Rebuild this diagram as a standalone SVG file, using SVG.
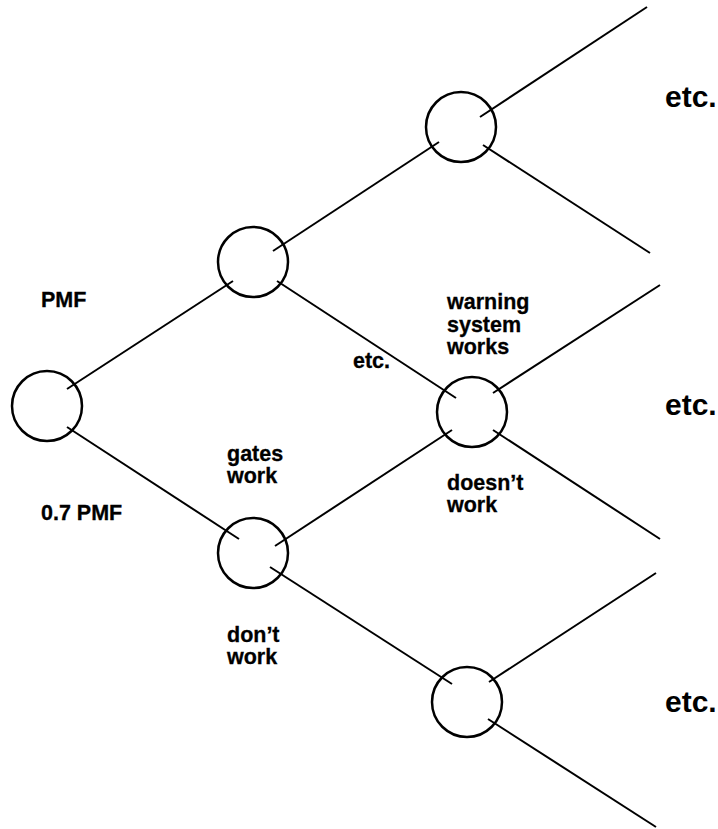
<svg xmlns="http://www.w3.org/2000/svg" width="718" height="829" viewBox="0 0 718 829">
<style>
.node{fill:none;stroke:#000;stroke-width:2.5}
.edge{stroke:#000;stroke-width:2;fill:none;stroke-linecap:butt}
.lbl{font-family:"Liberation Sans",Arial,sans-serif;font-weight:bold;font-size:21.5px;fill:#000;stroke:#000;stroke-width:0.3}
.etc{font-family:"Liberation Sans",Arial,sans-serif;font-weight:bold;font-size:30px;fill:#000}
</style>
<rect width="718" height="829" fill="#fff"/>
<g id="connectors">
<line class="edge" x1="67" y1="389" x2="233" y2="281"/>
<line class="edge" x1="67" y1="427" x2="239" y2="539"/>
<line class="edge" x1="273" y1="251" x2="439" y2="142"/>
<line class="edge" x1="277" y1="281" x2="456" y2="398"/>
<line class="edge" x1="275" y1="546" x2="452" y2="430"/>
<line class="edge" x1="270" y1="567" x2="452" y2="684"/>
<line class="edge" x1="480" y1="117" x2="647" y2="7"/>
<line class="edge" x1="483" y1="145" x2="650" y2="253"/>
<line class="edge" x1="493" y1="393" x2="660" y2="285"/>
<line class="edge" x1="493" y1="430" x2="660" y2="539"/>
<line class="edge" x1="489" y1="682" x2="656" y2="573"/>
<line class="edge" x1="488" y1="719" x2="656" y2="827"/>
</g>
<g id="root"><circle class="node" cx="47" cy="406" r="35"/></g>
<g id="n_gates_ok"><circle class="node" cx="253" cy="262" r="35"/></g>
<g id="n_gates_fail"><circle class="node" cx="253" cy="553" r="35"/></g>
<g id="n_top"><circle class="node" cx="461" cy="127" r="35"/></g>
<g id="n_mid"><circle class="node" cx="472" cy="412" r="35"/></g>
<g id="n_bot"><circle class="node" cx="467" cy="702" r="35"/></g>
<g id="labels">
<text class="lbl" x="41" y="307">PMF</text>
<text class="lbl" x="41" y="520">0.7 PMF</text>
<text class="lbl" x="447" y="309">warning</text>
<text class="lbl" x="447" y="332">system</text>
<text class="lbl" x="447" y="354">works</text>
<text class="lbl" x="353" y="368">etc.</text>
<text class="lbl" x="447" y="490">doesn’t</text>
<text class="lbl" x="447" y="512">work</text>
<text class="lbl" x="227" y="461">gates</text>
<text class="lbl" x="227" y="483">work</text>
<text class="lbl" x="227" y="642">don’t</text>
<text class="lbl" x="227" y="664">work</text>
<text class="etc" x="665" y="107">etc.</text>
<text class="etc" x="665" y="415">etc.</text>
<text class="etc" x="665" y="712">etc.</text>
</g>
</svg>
● ● ● ●
## TASK TO CARRY OUT
Every line of text is to be repeated exactly; pictures are left out.

## FULL OUTPUT
Rebuild this diagram as a standalone SVG file, using SVG.
<svg xmlns="http://www.w3.org/2000/svg" width="718" height="829" viewBox="0 0 718 829">
<style>
.node{fill:none;stroke:#000;stroke-width:2.5}
.edge{stroke:#000;stroke-width:2;fill:none;stroke-linecap:butt}
.lbl{font-family:"Liberation Sans",Arial,sans-serif;font-weight:bold;font-size:21.5px;fill:#000;stroke:#000;stroke-width:0.3}
.etc{font-family:"Liberation Sans",Arial,sans-serif;font-weight:bold;font-size:30px;fill:#000}
</style>
<rect width="718" height="829" fill="#fff"/>
<g id="connectors">
<line class="edge" x1="67" y1="389" x2="233" y2="281"/>
<line class="edge" x1="67" y1="427" x2="239" y2="539"/>
<line class="edge" x1="273" y1="251" x2="439" y2="142"/>
<line class="edge" x1="277" y1="281" x2="456" y2="398"/>
<line class="edge" x1="275" y1="546" x2="452" y2="430"/>
<line class="edge" x1="270" y1="567" x2="452" y2="684"/>
<line class="edge" x1="480" y1="117" x2="647" y2="7"/>
<line class="edge" x1="483" y1="145" x2="650" y2="253"/>
<line class="edge" x1="493" y1="393" x2="660" y2="285"/>
<line class="edge" x1="493" y1="430" x2="660" y2="539"/>
<line class="edge" x1="489" y1="682" x2="656" y2="573"/>
<line class="edge" x1="488" y1="719" x2="656" y2="827"/>
</g>
<g id="root"><circle class="node" cx="47" cy="406" r="35"/></g>
<g id="n_gates_ok"><circle class="node" cx="253" cy="262" r="35"/></g>
<g id="n_gates_fail"><circle class="node" cx="253" cy="553" r="35"/></g>
<g id="n_top"><circle class="node" cx="461" cy="127" r="35"/></g>
<g id="n_mid"><circle class="node" cx="472" cy="412" r="35"/></g>
<g id="n_bot"><circle class="node" cx="467" cy="702" r="35"/></g>
<g id="labels">
<text class="lbl" x="41" y="307">PMF</text>
<text class="lbl" x="41" y="520">0.7 PMF</text>
<text class="lbl" x="447" y="309">warning</text>
<text class="lbl" x="447" y="332">system</text>
<text class="lbl" x="447" y="354">works</text>
<text class="lbl" x="353" y="368">etc.</text>
<text class="lbl" x="447" y="490">doesn’t</text>
<text class="lbl" x="447" y="512">work</text>
<text class="lbl" x="227" y="461">gates</text>
<text class="lbl" x="227" y="483">work</text>
<text class="lbl" x="227" y="642">don’t</text>
<text class="lbl" x="227" y="664">work</text>
<text class="etc" x="665" y="107">etc.</text>
<text class="etc" x="665" y="415">etc.</text>
<text class="etc" x="665" y="712">etc.</text>
</g>
</svg>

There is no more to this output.